** What you have to do **
Take the lines of the data below from the very first through the line containing "Chart.register(...registerables);" and output them exactly, pictures excluded.

** Records shown **
::::

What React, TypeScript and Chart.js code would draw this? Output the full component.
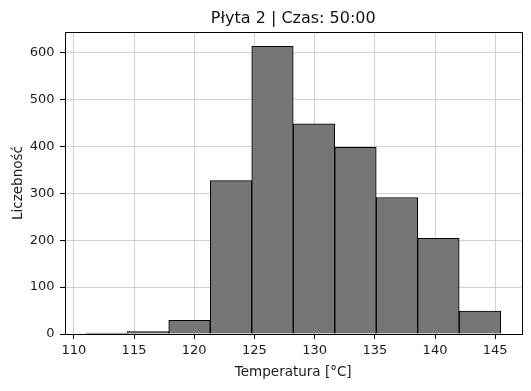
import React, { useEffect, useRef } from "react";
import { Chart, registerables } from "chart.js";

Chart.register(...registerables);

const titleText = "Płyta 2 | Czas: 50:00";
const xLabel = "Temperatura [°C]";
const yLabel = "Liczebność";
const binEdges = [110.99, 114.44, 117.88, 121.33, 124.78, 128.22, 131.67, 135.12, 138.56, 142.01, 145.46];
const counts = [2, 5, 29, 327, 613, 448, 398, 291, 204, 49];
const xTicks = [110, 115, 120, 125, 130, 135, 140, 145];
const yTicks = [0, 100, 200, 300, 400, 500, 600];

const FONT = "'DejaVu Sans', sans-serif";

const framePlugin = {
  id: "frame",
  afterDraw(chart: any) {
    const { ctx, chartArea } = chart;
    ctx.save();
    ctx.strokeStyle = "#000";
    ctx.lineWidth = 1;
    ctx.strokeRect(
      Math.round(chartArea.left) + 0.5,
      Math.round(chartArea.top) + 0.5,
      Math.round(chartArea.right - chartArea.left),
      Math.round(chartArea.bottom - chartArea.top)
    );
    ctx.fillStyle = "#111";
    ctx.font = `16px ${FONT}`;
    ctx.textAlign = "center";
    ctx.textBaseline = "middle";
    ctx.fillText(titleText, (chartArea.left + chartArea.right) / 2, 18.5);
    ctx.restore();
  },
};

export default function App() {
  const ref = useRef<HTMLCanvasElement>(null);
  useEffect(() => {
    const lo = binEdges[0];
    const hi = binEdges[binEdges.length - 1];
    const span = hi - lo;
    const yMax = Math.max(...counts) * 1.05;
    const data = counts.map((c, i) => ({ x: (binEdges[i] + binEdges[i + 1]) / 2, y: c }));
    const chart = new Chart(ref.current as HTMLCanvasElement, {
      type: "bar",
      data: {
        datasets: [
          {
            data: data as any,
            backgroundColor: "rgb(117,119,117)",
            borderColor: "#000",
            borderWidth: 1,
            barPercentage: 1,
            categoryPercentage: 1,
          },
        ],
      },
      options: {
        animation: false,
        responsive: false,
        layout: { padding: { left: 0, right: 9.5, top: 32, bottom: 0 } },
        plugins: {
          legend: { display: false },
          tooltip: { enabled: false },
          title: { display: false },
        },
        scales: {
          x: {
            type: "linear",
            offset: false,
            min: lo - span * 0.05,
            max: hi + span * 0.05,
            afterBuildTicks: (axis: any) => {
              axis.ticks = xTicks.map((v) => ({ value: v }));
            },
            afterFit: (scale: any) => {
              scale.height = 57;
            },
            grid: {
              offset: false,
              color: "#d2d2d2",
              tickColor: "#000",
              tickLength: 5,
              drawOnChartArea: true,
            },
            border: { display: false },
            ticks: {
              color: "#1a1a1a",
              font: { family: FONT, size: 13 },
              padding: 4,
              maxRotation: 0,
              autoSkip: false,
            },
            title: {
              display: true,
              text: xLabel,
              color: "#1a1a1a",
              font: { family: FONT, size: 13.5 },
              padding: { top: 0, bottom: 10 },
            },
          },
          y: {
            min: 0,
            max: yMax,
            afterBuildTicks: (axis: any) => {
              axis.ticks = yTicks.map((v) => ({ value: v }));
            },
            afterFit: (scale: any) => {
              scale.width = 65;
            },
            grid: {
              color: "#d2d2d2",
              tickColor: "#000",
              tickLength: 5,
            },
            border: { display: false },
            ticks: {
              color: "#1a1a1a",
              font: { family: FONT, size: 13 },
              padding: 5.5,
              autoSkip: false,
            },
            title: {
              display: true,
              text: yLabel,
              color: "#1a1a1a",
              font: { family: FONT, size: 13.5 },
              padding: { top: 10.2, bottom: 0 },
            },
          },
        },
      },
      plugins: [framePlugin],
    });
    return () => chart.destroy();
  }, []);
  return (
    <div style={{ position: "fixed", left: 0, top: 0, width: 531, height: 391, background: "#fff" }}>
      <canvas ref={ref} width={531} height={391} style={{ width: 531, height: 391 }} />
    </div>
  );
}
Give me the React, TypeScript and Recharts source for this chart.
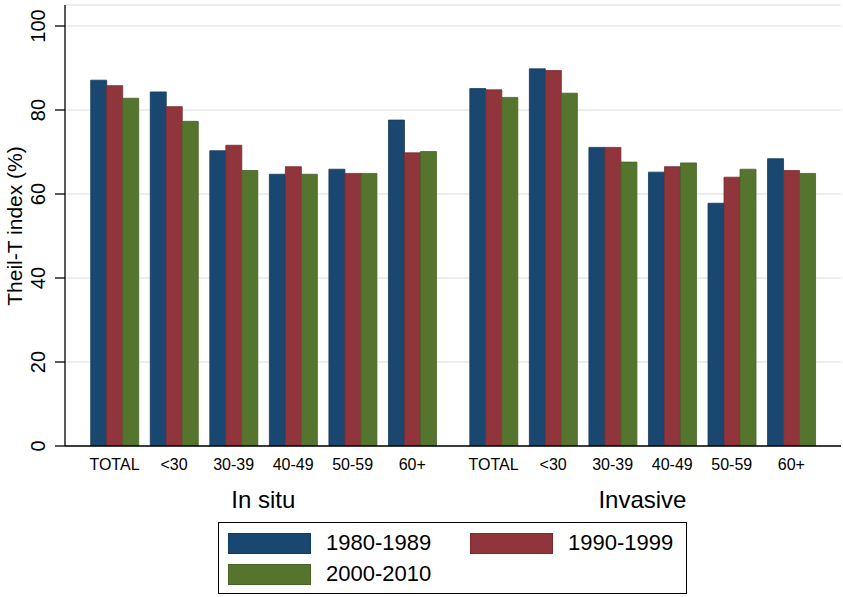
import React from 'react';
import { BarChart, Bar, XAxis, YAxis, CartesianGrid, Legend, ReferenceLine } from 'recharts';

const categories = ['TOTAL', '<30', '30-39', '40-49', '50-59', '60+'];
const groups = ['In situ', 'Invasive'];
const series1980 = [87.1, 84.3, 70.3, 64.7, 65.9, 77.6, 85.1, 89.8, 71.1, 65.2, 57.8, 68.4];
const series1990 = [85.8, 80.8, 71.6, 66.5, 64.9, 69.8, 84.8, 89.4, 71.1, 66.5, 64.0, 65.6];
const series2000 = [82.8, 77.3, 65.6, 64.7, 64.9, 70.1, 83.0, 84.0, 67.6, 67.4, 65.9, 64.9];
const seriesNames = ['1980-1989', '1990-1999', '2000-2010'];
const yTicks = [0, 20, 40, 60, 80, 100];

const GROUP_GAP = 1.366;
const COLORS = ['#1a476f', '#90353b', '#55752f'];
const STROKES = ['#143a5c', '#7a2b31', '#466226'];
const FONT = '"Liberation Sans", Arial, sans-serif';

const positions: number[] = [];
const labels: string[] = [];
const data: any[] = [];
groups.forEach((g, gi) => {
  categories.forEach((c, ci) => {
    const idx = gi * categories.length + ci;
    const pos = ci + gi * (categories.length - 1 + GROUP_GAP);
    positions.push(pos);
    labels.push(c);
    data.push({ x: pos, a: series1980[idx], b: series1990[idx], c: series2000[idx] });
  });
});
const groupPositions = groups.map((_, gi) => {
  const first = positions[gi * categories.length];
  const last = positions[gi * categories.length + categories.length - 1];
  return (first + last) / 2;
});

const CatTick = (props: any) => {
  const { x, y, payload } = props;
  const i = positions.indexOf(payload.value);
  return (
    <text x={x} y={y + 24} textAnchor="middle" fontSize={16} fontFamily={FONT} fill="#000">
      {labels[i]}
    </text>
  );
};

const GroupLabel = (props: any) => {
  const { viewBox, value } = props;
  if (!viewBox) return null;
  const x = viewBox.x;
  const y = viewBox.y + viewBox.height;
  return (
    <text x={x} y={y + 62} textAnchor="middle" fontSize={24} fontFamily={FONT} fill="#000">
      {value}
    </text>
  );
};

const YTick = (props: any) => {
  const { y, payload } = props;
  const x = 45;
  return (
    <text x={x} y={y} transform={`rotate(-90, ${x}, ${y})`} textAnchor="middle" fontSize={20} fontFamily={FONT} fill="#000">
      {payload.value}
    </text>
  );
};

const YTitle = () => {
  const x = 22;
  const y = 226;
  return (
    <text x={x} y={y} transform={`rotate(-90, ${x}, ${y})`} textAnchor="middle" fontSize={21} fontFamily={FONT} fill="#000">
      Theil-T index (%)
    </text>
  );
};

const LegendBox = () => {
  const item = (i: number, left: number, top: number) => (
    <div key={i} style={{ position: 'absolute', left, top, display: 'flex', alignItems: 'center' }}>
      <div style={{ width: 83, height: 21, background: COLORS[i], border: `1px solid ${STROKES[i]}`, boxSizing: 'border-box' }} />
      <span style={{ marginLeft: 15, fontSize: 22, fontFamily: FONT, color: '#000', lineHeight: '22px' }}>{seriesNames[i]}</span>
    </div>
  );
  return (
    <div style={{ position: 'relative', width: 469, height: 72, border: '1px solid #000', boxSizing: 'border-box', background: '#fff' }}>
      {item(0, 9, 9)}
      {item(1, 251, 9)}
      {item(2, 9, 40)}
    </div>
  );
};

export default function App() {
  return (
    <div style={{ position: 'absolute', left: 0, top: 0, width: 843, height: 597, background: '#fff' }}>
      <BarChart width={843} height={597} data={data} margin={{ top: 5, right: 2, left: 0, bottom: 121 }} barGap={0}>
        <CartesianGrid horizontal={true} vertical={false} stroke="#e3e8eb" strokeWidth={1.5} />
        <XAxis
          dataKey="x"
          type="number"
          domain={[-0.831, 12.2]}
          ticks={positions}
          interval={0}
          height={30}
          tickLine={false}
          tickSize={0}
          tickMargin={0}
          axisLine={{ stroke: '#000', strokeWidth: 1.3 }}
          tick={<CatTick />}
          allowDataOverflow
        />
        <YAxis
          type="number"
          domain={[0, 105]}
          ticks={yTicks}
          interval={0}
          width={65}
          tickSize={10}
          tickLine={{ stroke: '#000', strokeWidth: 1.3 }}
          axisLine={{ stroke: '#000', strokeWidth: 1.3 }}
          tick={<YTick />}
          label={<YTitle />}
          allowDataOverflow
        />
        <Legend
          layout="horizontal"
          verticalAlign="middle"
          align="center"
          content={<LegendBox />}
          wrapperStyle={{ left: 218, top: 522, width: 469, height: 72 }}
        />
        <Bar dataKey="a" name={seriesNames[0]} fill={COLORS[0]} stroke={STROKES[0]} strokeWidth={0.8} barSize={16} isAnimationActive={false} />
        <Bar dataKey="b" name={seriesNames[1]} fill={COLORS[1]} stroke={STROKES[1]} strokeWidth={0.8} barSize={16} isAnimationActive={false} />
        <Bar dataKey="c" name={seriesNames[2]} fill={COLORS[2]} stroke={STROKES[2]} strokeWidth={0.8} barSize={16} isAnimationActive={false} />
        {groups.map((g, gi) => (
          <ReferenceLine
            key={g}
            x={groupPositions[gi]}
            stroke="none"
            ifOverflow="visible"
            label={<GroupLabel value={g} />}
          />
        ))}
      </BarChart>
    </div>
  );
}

::::

** Exercise result **
What React, TypeScript and Chart.js code would draw this? Output the full component.
import React, { useEffect, useRef } from "react";
import { Chart, registerables } from "chart.js";

Chart.register(...registerables);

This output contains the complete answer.